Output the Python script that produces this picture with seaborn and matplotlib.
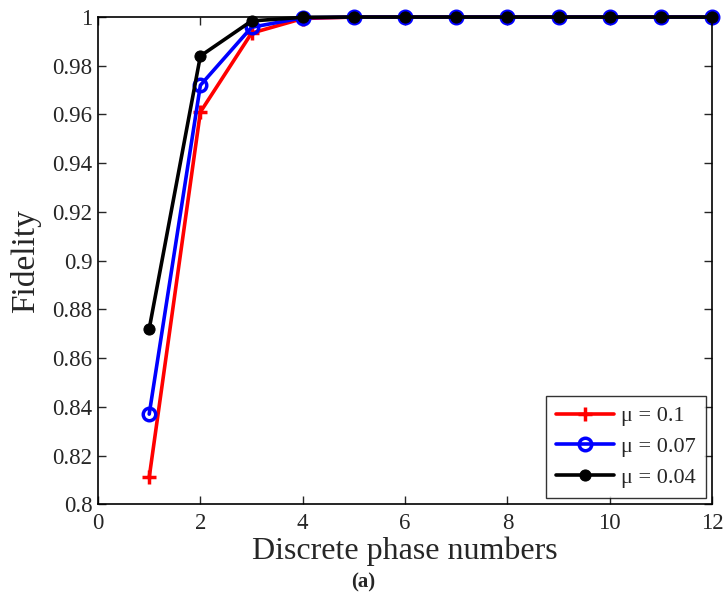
import numpy as np
import pandas as pd
import matplotlib
matplotlib.use('Agg')
import matplotlib.pyplot as plt
import seaborn as sns

# data
phase_numbers = [1, 2, 3, 4, 5, 6, 7, 8, 9, 10, 11, 12]
fid_mu_01 = [0.811, 0.961, 0.9934, 0.9994, 1.0, 1.0, 1.0, 1.0, 1.0, 1.0, 1.0, 1.0]
fid_mu_007 = [0.837, 0.972, 0.9958, 0.9997, 1.0, 1.0, 1.0, 1.0, 1.0, 1.0, 1.0, 1.0]
fid_mu_004 = [0.872, 0.984, 0.9984, 0.9999, 1.0, 1.0, 1.0, 1.0, 1.0, 1.0, 1.0, 1.0]
labels = ['μ = 0.1', 'μ = 0.07', 'μ = 0.04']

sns.set_style('ticks')
plt.rcParams['font.family'] = ['Liberation Serif', 'DejaVu Serif']
plt.rcParams['mathtext.fontset'] = 'stix'

fig = plt.figure(figsize=(7.26, 6.09), dpi=100)
ax = fig.add_axes([0.135, 0.172, 0.846, 0.800])

series = [
    (fid_mu_01, 'red', '+', dict(markersize=10, markeredgewidth=2.5)),
    (fid_mu_007, 'blue', 'o', dict(markersize=9, markerfacecolor='none', markeredgewidth=2.5)),
    (fid_mu_004, 'black', 'o', dict(markersize=8, markerfacecolor='black')),
]
for (vals, col, mk, kw), lab in zip(series, labels):
    df = pd.DataFrame({'x': phase_numbers, 'y': vals})
    sns.lineplot(data=df, x='x', y='y', ax=ax, color=col, marker=mk,
                 markeredgecolor=col, linewidth=2.6, label=lab, clip_on=False, **kw)

ax.set_xlim(0, 12)
ax.set_ylim(0.8, 1.0)
ax.set_xticks(np.arange(0, 13, 2))
ax.set_yticks(np.arange(0.8, 1.001, 0.02))
ax.set_xticklabels(['0', '2', '4', '6', '8', '10', '12'])
ax.set_yticklabels(['0.8', '0.82', '0.84', '0.86', '0.88', '0.9', '0.92',
                    '0.94', '0.96', '0.98', '1'])
ax.tick_params(direction='in', top=True, right=True, labelsize=16.5, length=6, width=1)
ax.tick_params(axis='x', pad=6)
ax.tick_params(axis='y', pad=4)
for s in ax.spines.values():
    s.set_visible(True)
    s.set_linewidth(1.2)
    s.set_color('black')

ax.set_xlabel('Discrete phase numbers', fontsize=23, labelpad=2)
ax.set_ylabel('Fidelity', fontsize=24, labelpad=8)

leg = ax.legend(loc='lower right', fontsize=16, frameon=True, fancybox=False,
                handlelength=2.6, borderpad=0.45, labelspacing=0.45,
                borderaxespad=0.3, handletextpad=0.3)
leg.get_frame().set_edgecolor('black')
leg.get_frame().set_linewidth(1.0)

fig.text(0.5, 0.035, '(a)', ha='center', fontsize=15, fontweight='bold')

fig.savefig('out.png', dpi=100)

SHORT TASK:
Leave out the pictures and reproduce the rest of the listing exactly.

ANSWER TO THE EXERCISE:
Output the Python script that produces this picture with seaborn and matplotlib.
import numpy as np
import pandas as pd
import matplotlib
matplotlib.use('Agg')
import matplotlib.pyplot as plt
import seaborn as sns

# data
phase_numbers = [1, 2, 3, 4, 5, 6, 7, 8, 9, 10, 11, 12]
fid_mu_01 = [0.811, 0.961, 0.9934, 0.9994, 1.0, 1.0, 1.0, 1.0, 1.0, 1.0, 1.0, 1.0]
fid_mu_007 = [0.837, 0.972, 0.9958, 0.9997, 1.0, 1.0, 1.0, 1.0, 1.0, 1.0, 1.0, 1.0]
fid_mu_004 = [0.872, 0.984, 0.9984, 0.9999, 1.0, 1.0, 1.0, 1.0, 1.0, 1.0, 1.0, 1.0]
labels = ['μ = 0.1', 'μ = 0.07', 'μ = 0.04']

sns.set_style('ticks')
plt.rcParams['font.family'] = ['Liberation Serif', 'DejaVu Serif']
plt.rcParams['mathtext.fontset'] = 'stix'

fig = plt.figure(figsize=(7.26, 6.09), dpi=100)
ax = fig.add_axes([0.135, 0.172, 0.846, 0.800])

series = [
    (fid_mu_01, 'red', '+', dict(markersize=10, markeredgewidth=2.5)),
    (fid_mu_007, 'blue', 'o', dict(markersize=9, markerfacecolor='none', markeredgewidth=2.5)),
    (fid_mu_004, 'black', 'o', dict(markersize=8, markerfacecolor='black')),
]
for (vals, col, mk, kw), lab in zip(series, labels):
    df = pd.DataFrame({'x': phase_numbers, 'y': vals})
    sns.lineplot(data=df, x='x', y='y', ax=ax, color=col, marker=mk,
                 markeredgecolor=col, linewidth=2.6, label=lab, clip_on=False, **kw)

ax.set_xlim(0, 12)
ax.set_ylim(0.8, 1.0)
ax.set_xticks(np.arange(0, 13, 2))
ax.set_yticks(np.arange(0.8, 1.001, 0.02))
ax.set_xticklabels(['0', '2', '4', '6', '8', '10', '12'])
ax.set_yticklabels(['0.8', '0.82', '0.84', '0.86', '0.88', '0.9', '0.92',
                    '0.94', '0.96', '0.98', '1'])
ax.tick_params(direction='in', top=True, right=True, labelsize=16.5, length=6, width=1)
ax.tick_params(axis='x', pad=6)
ax.tick_params(axis='y', pad=4)
for s in ax.spines.values():
    s.set_visible(True)
    s.set_linewidth(1.2)
    s.set_color('black')

ax.set_xlabel('Discrete phase numbers', fontsize=23, labelpad=2)
ax.set_ylabel('Fidelity', fontsize=24, labelpad=8)

leg = ax.legend(loc='lower right', fontsize=16, frameon=True, fancybox=False,
                handlelength=2.6, borderpad=0.45, labelspacing=0.45,
                borderaxespad=0.3, handletextpad=0.3)
leg.get_frame().set_edgecolor('black')
leg.get_frame().set_linewidth(1.0)

fig.text(0.5, 0.035, '(a)', ha='center', fontsize=15, fontweight='bold')

fig.savefig('out.png', dpi=100)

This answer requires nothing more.